Exercise aim →
How many of the lines below contain "this"? Answer with that number alone.
--------
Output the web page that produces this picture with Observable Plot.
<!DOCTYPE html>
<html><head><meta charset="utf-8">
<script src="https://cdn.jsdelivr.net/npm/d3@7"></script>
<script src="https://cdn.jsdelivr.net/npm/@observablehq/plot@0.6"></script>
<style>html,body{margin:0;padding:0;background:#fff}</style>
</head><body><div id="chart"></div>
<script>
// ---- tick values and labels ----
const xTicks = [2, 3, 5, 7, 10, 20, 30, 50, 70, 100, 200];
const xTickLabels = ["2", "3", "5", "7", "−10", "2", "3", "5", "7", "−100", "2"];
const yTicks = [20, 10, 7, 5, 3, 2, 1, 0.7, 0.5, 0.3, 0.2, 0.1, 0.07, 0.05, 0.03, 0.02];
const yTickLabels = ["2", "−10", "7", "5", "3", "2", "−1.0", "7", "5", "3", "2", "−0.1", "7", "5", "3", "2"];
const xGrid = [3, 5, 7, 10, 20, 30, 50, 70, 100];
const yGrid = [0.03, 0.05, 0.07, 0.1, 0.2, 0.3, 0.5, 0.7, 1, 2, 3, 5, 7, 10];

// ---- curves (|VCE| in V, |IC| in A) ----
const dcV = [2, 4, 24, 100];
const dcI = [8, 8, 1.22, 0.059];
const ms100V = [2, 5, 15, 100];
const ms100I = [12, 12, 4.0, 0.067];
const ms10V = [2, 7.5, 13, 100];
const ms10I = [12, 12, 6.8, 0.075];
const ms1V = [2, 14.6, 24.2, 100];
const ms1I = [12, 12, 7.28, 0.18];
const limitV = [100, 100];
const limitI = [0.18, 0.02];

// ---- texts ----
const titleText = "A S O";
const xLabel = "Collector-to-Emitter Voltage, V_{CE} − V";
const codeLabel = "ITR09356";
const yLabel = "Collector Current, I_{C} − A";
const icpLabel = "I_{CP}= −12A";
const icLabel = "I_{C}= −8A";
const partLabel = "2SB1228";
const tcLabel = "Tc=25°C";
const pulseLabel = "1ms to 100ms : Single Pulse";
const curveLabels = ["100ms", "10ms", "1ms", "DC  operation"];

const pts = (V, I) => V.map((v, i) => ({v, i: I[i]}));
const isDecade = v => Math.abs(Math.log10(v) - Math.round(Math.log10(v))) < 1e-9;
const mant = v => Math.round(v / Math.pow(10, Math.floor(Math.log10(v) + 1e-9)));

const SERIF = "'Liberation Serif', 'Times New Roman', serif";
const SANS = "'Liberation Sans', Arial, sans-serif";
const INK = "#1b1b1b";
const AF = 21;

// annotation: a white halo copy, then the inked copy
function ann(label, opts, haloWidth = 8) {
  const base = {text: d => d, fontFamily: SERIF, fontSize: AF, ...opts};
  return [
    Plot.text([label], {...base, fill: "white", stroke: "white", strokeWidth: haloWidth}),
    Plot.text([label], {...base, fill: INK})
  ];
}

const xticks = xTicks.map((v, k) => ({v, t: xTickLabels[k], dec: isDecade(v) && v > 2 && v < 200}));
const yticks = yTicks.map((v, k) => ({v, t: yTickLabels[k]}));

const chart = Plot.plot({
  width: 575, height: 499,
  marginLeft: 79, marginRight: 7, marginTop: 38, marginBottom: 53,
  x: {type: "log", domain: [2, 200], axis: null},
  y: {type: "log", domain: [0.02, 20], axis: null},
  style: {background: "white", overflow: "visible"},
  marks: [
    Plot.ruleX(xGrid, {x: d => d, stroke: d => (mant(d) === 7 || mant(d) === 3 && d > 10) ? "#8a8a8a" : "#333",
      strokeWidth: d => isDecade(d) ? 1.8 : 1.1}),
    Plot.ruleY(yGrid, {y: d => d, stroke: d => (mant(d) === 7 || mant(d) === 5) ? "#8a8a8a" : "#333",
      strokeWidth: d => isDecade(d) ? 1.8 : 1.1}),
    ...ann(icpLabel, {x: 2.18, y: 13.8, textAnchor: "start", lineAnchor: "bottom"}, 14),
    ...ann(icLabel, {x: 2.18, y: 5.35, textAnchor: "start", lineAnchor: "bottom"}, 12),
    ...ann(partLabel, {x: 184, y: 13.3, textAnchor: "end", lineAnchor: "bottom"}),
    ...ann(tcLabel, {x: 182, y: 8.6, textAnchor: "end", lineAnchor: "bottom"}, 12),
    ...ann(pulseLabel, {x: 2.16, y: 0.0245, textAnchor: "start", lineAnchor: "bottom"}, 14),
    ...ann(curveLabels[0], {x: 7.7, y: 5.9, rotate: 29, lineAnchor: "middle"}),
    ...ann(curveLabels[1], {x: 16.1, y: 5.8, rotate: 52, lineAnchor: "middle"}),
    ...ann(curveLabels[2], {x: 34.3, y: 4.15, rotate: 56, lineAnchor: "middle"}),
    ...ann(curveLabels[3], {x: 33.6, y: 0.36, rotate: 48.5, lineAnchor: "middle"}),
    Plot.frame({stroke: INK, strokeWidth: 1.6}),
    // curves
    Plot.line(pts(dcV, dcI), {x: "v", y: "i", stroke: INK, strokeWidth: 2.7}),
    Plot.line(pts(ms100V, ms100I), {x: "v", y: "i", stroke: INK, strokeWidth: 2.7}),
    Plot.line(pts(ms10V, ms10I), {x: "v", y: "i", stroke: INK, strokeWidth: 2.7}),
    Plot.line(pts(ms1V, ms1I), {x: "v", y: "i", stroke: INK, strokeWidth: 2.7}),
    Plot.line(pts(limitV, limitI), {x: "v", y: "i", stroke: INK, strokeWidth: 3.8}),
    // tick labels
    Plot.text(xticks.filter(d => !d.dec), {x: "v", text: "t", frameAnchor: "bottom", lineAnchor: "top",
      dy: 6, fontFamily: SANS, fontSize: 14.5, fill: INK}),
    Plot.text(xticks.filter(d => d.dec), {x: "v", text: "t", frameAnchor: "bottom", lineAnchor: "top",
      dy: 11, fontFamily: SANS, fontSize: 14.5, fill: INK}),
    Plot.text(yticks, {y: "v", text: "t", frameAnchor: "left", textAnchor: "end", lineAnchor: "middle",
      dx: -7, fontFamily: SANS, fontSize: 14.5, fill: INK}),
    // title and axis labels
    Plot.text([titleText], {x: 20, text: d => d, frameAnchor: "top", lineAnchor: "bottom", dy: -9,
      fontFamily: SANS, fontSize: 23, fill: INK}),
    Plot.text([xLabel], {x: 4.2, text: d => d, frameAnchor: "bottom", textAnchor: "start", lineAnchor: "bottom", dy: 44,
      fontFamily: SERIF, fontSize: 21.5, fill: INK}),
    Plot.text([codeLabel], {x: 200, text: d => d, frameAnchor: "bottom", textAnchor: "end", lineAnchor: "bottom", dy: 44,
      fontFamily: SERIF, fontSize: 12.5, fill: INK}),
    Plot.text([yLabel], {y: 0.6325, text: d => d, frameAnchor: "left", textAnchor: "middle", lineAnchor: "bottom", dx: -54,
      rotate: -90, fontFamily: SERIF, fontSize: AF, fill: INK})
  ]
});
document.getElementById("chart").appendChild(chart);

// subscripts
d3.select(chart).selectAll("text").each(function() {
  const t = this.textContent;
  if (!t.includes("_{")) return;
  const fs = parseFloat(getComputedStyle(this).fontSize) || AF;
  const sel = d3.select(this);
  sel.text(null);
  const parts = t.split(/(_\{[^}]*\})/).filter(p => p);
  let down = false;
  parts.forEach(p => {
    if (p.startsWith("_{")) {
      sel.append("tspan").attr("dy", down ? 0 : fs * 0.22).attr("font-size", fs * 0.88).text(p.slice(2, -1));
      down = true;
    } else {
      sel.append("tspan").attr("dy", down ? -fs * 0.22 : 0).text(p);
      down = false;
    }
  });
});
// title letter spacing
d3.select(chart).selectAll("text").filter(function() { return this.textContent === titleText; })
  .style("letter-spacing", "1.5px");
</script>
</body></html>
--------
Written solution →
5